When installing Collectors other factors such as the condition of the roof, shading, aesthetics and accessibility need to be considered when choosing where to locate a Collector.

  • An indirect circulation system is used to pump the heat transfer fluid (mixture of water and antifreeze) from the Collectors to the heat exchangers in the hot water cylinder or other heat dump zones. Some indirect protect themselves from over heating to stop the glycol fluid from becoming super-heated when demand is low and solar radiation is high.
    • Antifreeze. The indirect circulation system is pressurised and uses an expansion vessel. The heat transfer fluid comprises a non-toxic food grade glycol-water mixture with the concentration of glycol dependant on the likely minimum temperature. As the system is pressurised, the boiling point of the heat transfer fluid is much higher than that of water.
    • Drainback systems. These use pumps to push the water through the Collectors when there is solar radiation. When the pumps stop the water drains into a reservoir tank so there is no water in the Collect to freeze in cold weather. Fine in theory, but these systems are more difficult to install and get right so that the piping always slopes downward to completely drain from external area that can freeze.
  • Storage of hot water is the next consideration. Here, a Solar Cylinder needs to be installed to store the water heated by the sun. For most central heating systems this will mean replacing the existing gravity fed hot water cylinder. Modern combi-boilers have no hot water cylinder but flash heat mains pressure water on demand. This is a more difficult installation but be achieved by using valves to separate the two systems.
  • The important point here is to make space the largest Solar Cylinder that can be accommodated. The thermal efficiency of these means that water heated the day before yesterday can often be used today; or at worst act as pre-heated water that only needs to be topped up.

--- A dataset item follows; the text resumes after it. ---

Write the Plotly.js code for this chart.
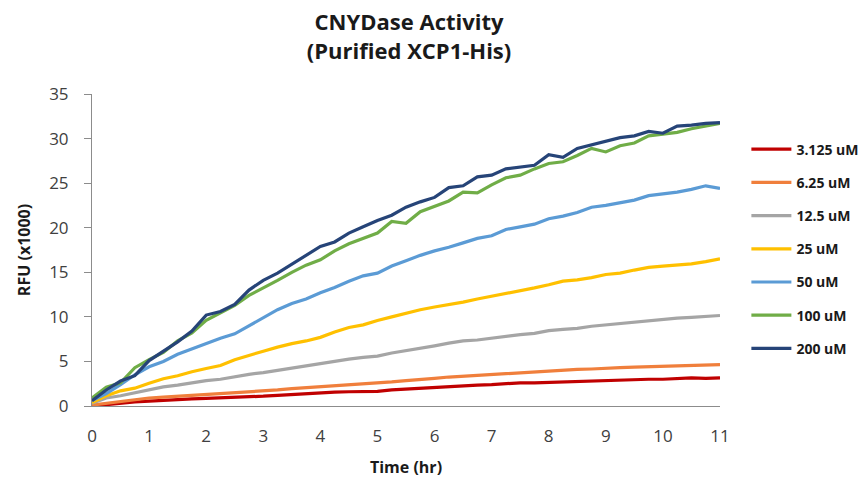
<!DOCTYPE html>
<html>
<head>
<meta charset="utf-8">
<script src="https://cdn.plot.ly/plotly-3.0.1.min.js"></script>
<style>html,body{margin:0;padding:0;background:#fff;}#chart{width:863px;height:483px;}</style>
</head>
<body>
<div id="chart"></div>
<script>
const timeHr = [0,0.25,0.5,0.75,1,1.25,1.5,1.75,2,2.25,2.5,2.75,3,3.25,3.5,3.75,4,4.25,4.5,4.75,5,5.25,5.5,5.75,6,6.25,6.5,6.75,7,7.25,7.5,7.75,8,8.25,8.5,8.75,9,9.25,9.5,9.75,10,10.25,10.5,10.75,11];

const seriesNames = ["3.125 uM","6.25 uM","12.5 uM","25 uM","50 uM","100 uM","200 uM"];

const rfu3125 = [0.0,0.15,0.35,0.45,0.55,0.65,0.7,0.8,0.85,0.9,0.95,1.05,1.1,1.2,1.3,1.4,1.5,1.55,1.6,1.6,1.65,1.8,1.9,2.0,2.1,2.2,2.25,2.35,2.4,2.5,2.6,2.6,2.65,2.7,2.8,2.85,2.9,2.95,2.95,3.0,3.0,3.05,3.15,3.1,3.15];
const rfu625 = [0.1,0.3,0.55,0.7,0.9,1.0,1.1,1.2,1.25,1.35,1.45,1.55,1.7,1.8,1.95,2.05,2.15,2.3,2.4,2.5,2.6,2.7,2.85,2.95,3.1,3.25,3.35,3.45,3.55,3.65,3.7,3.8,3.9,4.0,4.1,4.15,4.25,4.3,4.35,4.4,4.45,4.5,4.6,4.65,4.65];
const rfu125 = [0.3,0.9,1.15,1.5,1.8,2.15,2.35,2.6,2.85,3.0,3.3,3.55,3.75,4.0,4.3,4.55,4.8,5.05,5.25,5.45,5.6,5.95,6.2,6.5,6.75,7.05,7.3,7.4,7.6,7.85,8.0,8.15,8.45,8.6,8.7,8.95,9.1,9.3,9.4,9.6,9.7,9.85,9.95,10.05,10.15];
const rfu25 = [0.4,1.15,1.7,2.0,2.55,3.05,3.4,3.85,4.2,4.55,5.2,5.7,6.15,6.6,7.0,7.3,7.7,8.3,8.8,9.1,9.6,10.0,10.4,10.8,11.1,11.35,11.65,12.0,12.3,12.6,12.9,13.25,13.6,14.0,14.15,14.4,14.75,14.9,15.25,15.55,15.7,15.85,15.95,16.2,16.5];
const rfu50 = [0.6,1.4,2.4,3.5,4.4,5.0,5.8,6.4,7.0,7.6,8.1,9.0,10.0,10.8,11.5,12.0,12.7,13.3,14.0,14.6,14.9,15.7,16.3,16.9,17.4,17.8,18.3,18.8,19.1,19.8,20.1,20.4,21.0,21.3,21.7,22.3,22.5,22.8,23.1,23.6,23.8,24.0,24.3,24.7,24.4];
const rfu100 = [0.9,2.1,2.6,4.3,5.2,6.0,7.3,8.2,9.6,10.4,11.3,12.4,13.2,14.1,15.0,15.8,16.4,17.4,18.2,18.8,19.4,20.7,20.5,21.8,22.4,23.0,24.0,23.9,24.8,25.6,25.9,26.6,27.2,27.4,28.1,28.9,28.5,29.2,29.5,30.3,30.5,30.7,31.1,31.4,31.7];
const rfu200 = [0.6,1.8,2.8,3.4,5.1,6.1,7.2,8.4,10.2,10.6,11.4,13.0,14.1,14.9,15.9,16.9,17.9,18.4,19.4,20.1,20.8,21.4,22.3,22.9,23.4,24.5,24.7,25.7,25.9,26.6,26.8,27.0,28.2,27.9,28.9,29.3,29.7,30.1,30.3,30.8,30.6,31.4,31.5,31.7,31.8];

const seriesValues = [rfu3125, rfu625, rfu125, rfu25, rfu50, rfu100, rfu200];
const seriesColors = ["#C00000","#F07F3C","#A5A5A5","#FFC000","#5B9BD5","#70AD47","#264478"];

const yTicks = [0,5,10,15,20,25,30,35];
const xTicks = [0,1,2,3,4,5,6,7,8,9,10,11];

const traces = seriesNames.map((name, i) => ({
  type: "scatter",
  mode: "lines",
  name: name,
  x: timeHr,
  y: seriesValues[i],
  legendgroup: "g" + i,
  line: {color: seriesColors[i], width: 3.2}
}));

const tickFont = {family: "Open Sans, sans-serif", size: 17, color: "#404040"};

const layout = {
  width: 863,
  height: 483,
  paper_bgcolor: "#ffffff",
  plot_bgcolor: "#ffffff",
  margin: {l: 92, r: 143, t: 94, b: 77, pad: 0, autoexpand: false},
  title: {
    text: "<b>CNYDase Activity</b><br><b>(Purified XCP1-His)</b>",
    font: {family: "Open Sans, sans-serif", size: 22, color: "#1a1a1a"},
    x: 0.474, xref: "container", xanchor: "center",
    y: 0.938, yref: "container", yanchor: "middle"
  },
  xaxis: {
    range: [0, 11],
    tickvals: xTicks,
    ticktext: xTicks.map(String),
    showgrid: false, zeroline: false,
    showline: true, linecolor: "#8c8c8c", linewidth: 1,
    ticks: "",
    ticklabelstandoff: 15,
    tickfont: tickFont,
    title: {text: "<b>Time (hr)</b>", font: {family: "Open Sans, sans-serif", size: 16, color: "#1a1a1a"}, standoff: 15}
  },
  yaxis: {
    range: [0, 35],
    tickvals: yTicks,
    ticktext: yTicks.map(String),
    showgrid: false, zeroline: false,
    showline: true, linecolor: "#8c8c8c", linewidth: 1,
    ticks: "outside", ticklen: 7, tickcolor: "#8c8c8c", tickwidth: 1,
    ticklabelstandoff: 12,
    tickfont: tickFont,
    title: {text: "<b>RFU (x1000)</b>", font: {family: "Open Sans, sans-serif", size: 16, color: "#1a1a1a"}, standoff: 14}
  },
  showlegend: true,
  legend: {
    x: 1.042, xanchor: "left",
    y: 0.873, yanchor: "top",
    font: {family: "Open Sans, sans-serif", size: 14, color: "#1a1a1a", weight: "bold"},
    tracegroupgap: 12,
    itemwidth: 40,
    bgcolor: "rgba(0,0,0,0)"
  }
};

Plotly.newPlot("chart", traces, layout, {displayModeBar: false, staticPlot: true});
</script>
</body>
</html>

Why install solar hot water heating

  • Cut fuel bills. Once the initial installation cost is paid the hot water costs will be slashed.
  • Cut your carbon footprint. Solar hot water from sunlight is a green and will reduce carbon dioxide emissions.
  • The cost of gas, electricity, oil and coal is likely to rise faster than interest on savings and wages.

Cost and payback

  • The Energy Savings Trust says the typical cost of solar water heating system range from £3,000 to £5,000.
  • Savings are good, although the Energy Savings Trust just say “moderate – a solar water heating system can provide about a third of your hot water needs”. This depends on some extent to where you live in the UK and how much hot water you use. A guide would be 50-80 litres per person per day. From our experience a solar heating system provides nearer to 70% of hot water needs, which is double the modest claims of the Energy Savings Trust – and of course there’s the CO2 emission savings too.

Things to consider

  • The Energy Savings Trust suggest you will need a minimum of 5 m² of space for a solar hot water collector system, although two of our 2 m² glass evacuated tube Collector seem to be fine for most households.
  • Solar heating needs a sunny position for the Collectors. South facing is best but east to west will work with two panels, one facing east and one facing west. The installation of this configuration will be more expensive, but the parts costs from SolarSave are around the same.
  • Planning permission is not normally needed but it’s always best to consult your local planning authority if you live in a Listed Building, or a building in Conservation Area or World Heritage Site.
  • Collectors don’t always have to be mounted on a roof, they can be fixed to a frame on flat roofs or even in the garden. If you have a heated swimming pool then they are seriously worth considering – providing you have the space.